Road Salt Contamination – What is Compensable?
Despite increasing awareness of negative environmental impacts resulting from road salt contamination, and the adoption by most municipalities of salt management plans, farmers with lands adjacent to municipal and provincial roads may continue to experience production losses resulting from salt contamination migrating through their property. Are such landowners entitled to compensation for their losses?
In a recent case considered by the Ontario Superior Court, a farmer claimed damages in nuisance against a municipality resulting from the municipality’s salting of an adjacent municipal road. The plaintiffs’ claim included both crop losses from 1998 to the present and diminished land value resulting from the salt contamination
In commenting on the trial evidence, the trial judge commented;
“[The plaintiff] impressed as an honest and knowledgeable farmer who is not particularly enthusiastic about being enmeshed in litigation with the county. He left the impression that he reluctantly brought this law suit as a result of his frustration with the continued denial by the county and its insurer of any involvement or responsibility for the salt contamination of his property. He has not publicized his land’s salt issues. His estimates as to his loss per acre of both wheat and soybeans in the affected areas were given in a straight forward way. The pictures he took and the videos [the plaintiff] made all were helpful in showing the extent of the damage to his crops that he attributed to the salt. I accept that he was honestly attempting to be as accurate as possible.”
Despite the county’s position that it had a statutory duty to maintain roads through application of road salt and dispute that the salting had caused the claimed crop loss and diminution of property value, the court concluded:
“I have been persuaded by the plaintiffs on the balance of probabilities that the dispersion of road salt by the defendant along a portion of their property that bordered with [the municipal road] was the cause of damage from about 1999 to the present, to their land and to their soya and wheat crops …
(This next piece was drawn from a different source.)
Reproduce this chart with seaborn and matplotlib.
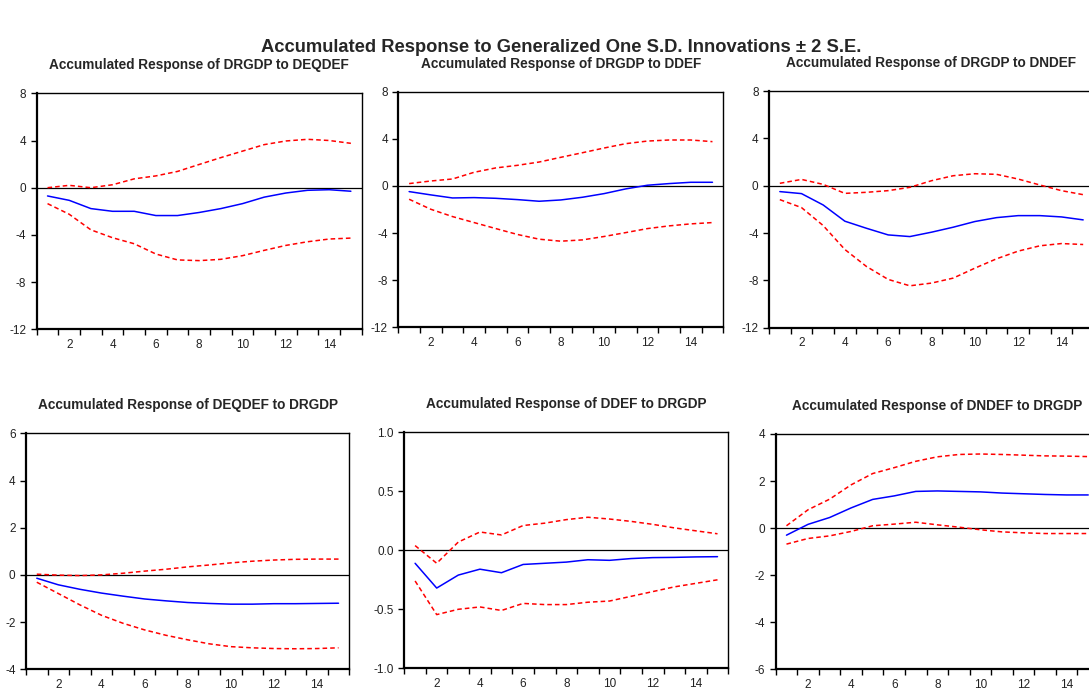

“Here I conclude that the damage caused by the salt to the [plaintiffs’] farm was a significant harm which amounted to unreasonable interference with the plaintiffs’ property for which they are entitled to be compensated.
“I have concluded that approximately 15% of the plaintiffs’ farm was significantly damaged by the road salt. I accept as persuasive the evidence given by the plaintiff and his witnesses as to the calculation of the damages to the crop.”
The trial judge similarly rejected the county’s’ position that, if road salt had caused the plaintiffs’ losses, the plaintiff should have reduced the damage through irrigation, snow fences and application of gypsum. The court stated:
“The digging of ditches has historically been the municipality’s responsibility. It is expensive and requires engineering expertise and equipment that the plaintiffs cannot be expected to have…
“Similarly, the erection of snow fencing would only be effective if it was coordinated with the county road maintenance department in terms of the distribution patterns of the county use of the road salt. It is clear from [the county road manager’s] evidence the use and distribution of the salt was very much a decision of the individual operators at the time and varied from application to application.
“To accept the county’s submission regarding the plaintiffs’ duty to consider crop rotation or applying gypsum to the soil would, in my view, impose an unreasonable burden upon the plaintiffs. The county was applying a contaminant on a basis and a pattern known only to them. They continued to use the salt based de-icing and when confronted by the plaintiffs’ complaints, denied responsibility for any damage to the plaintiffs’ crops and property. Subsequently, any efforts of the plaintiffs to reduce the harm to their property would, in my view, have been futile and ineffective as long as the county continued its pattern of use and distribution of the road salt.”
The trial judge also awarded the plaintiff compensation for loss of property value. The court commented:
“I find it is reasonable to conclude that a potential purchaser would see the farm as a whole as less desirable even if their intention was to apply for a severance of the arable farmland from the residence and its buildings or to rent out the farm to another farmer. Either scenario is likely to require some additional expenditure of money or labour in comparison to a similar property where no salt damage has been identified. It is common sense that those cost calculations would reduce the property’s value to prospective purchasers.”
Farmers concerned about production losses related to road salt contamination may be entitled to compensation. Compensable losses may include both past and current crop loss as well as the resulting diminishment in farm value.